++++ SUPPLIED MATERIAL

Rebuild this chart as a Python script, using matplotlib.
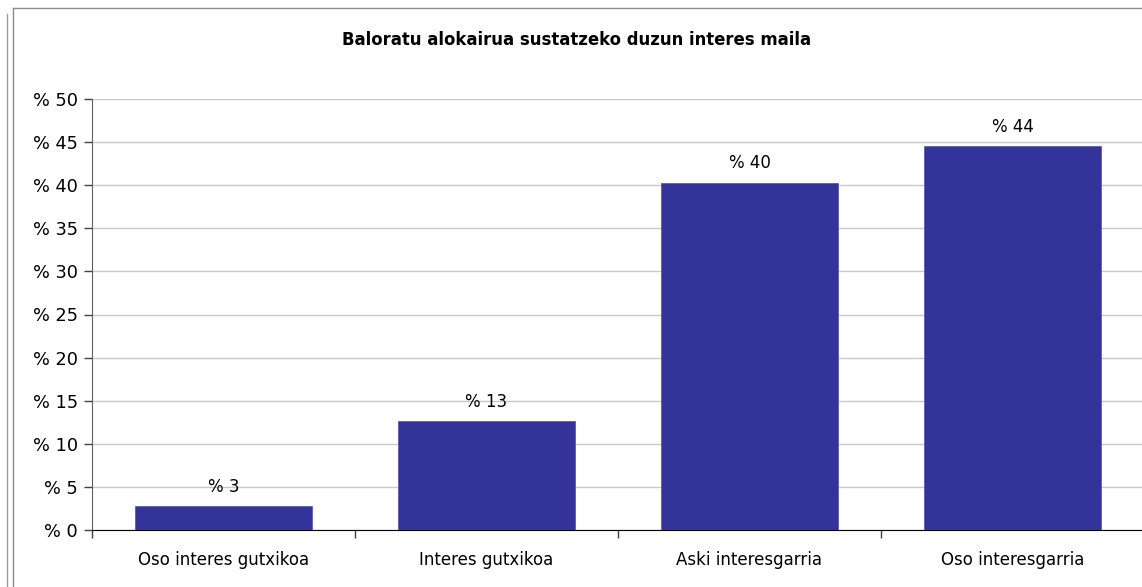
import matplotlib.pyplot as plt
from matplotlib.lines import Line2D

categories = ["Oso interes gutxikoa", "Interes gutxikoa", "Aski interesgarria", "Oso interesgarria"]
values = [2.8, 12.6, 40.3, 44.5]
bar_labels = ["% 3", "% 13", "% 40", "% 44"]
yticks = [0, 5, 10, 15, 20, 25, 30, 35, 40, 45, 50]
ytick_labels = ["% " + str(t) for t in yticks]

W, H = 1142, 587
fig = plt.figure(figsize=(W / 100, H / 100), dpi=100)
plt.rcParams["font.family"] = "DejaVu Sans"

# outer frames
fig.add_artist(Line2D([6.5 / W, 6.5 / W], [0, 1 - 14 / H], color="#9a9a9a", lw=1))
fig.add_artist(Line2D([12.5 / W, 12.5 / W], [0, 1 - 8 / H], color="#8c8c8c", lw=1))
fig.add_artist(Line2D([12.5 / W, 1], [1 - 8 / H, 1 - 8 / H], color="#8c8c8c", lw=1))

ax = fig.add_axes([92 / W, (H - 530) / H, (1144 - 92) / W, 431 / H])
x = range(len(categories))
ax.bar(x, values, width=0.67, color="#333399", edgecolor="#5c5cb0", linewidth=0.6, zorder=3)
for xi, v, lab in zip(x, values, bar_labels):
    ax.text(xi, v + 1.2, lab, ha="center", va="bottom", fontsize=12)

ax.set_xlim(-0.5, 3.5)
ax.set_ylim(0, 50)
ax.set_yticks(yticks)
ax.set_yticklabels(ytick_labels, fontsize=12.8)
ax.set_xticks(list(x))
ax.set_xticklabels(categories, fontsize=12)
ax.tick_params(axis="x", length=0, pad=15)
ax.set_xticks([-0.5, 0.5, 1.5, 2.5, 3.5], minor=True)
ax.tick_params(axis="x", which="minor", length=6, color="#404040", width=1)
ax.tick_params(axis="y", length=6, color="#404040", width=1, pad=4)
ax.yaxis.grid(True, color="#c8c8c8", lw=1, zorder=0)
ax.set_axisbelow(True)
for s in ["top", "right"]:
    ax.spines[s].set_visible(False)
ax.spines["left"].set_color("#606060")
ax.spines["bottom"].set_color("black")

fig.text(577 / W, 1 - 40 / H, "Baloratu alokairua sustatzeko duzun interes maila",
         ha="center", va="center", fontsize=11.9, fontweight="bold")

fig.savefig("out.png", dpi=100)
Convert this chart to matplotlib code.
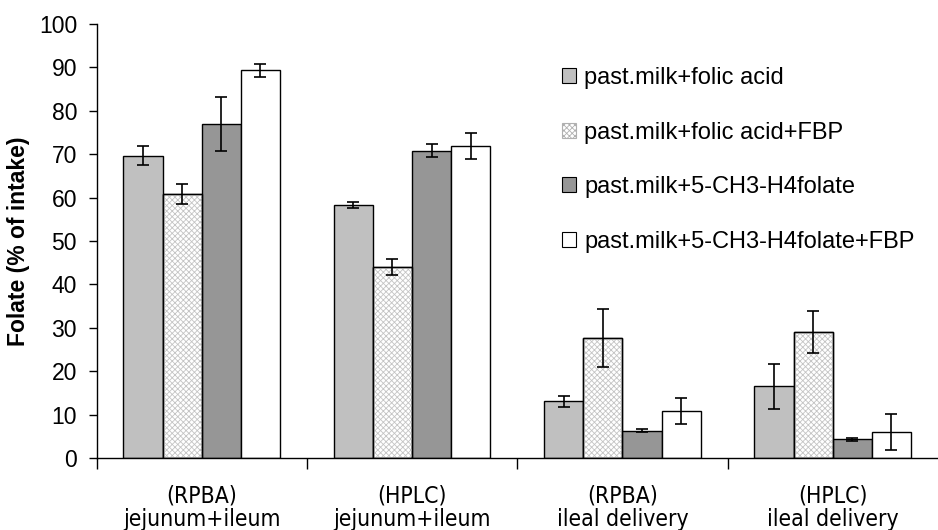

++++++++

Each line from the top of the material through the line containing "ax.text(xi, v +" should be reproduced exactly; please drop any images.

## COMPLETE OUTPUT
Rebuild this chart as a Python script, using matplotlib.
import matplotlib.pyplot as plt
from matplotlib.lines import Line2D

categories = ["Oso interes gutxikoa", "Interes gutxikoa", "Aski interesgarria", "Oso interesgarria"]
values = [2.8, 12.6, 40.3, 44.5]
bar_labels = ["% 3", "% 13", "% 40", "% 44"]
yticks = [0, 5, 10, 15, 20, 25, 30, 35, 40, 45, 50]
ytick_labels = ["% " + str(t) for t in yticks]

W, H = 1142, 587
fig = plt.figure(figsize=(W / 100, H / 100), dpi=100)
plt.rcParams["font.family"] = "DejaVu Sans"

# outer frames
fig.add_artist(Line2D([6.5 / W, 6.5 / W], [0, 1 - 14 / H], color="#9a9a9a", lw=1))
fig.add_artist(Line2D([12.5 / W, 12.5 / W], [0, 1 - 8 / H], color="#8c8c8c", lw=1))
fig.add_artist(Line2D([12.5 / W, 1], [1 - 8 / H, 1 - 8 / H], color="#8c8c8c", lw=1))

ax = fig.add_axes([92 / W, (H - 530) / H, (1144 - 92) / W, 431 / H])
x = range(len(categories))
ax.bar(x, values, width=0.67, color="#333399", edgecolor="#5c5cb0", linewidth=0.6, zorder=3)
for xi, v, lab in zip(x, values, bar_labels):
    ax.text(xi, v + 1.2, lab, ha="center", va="bottom", fontsize=12)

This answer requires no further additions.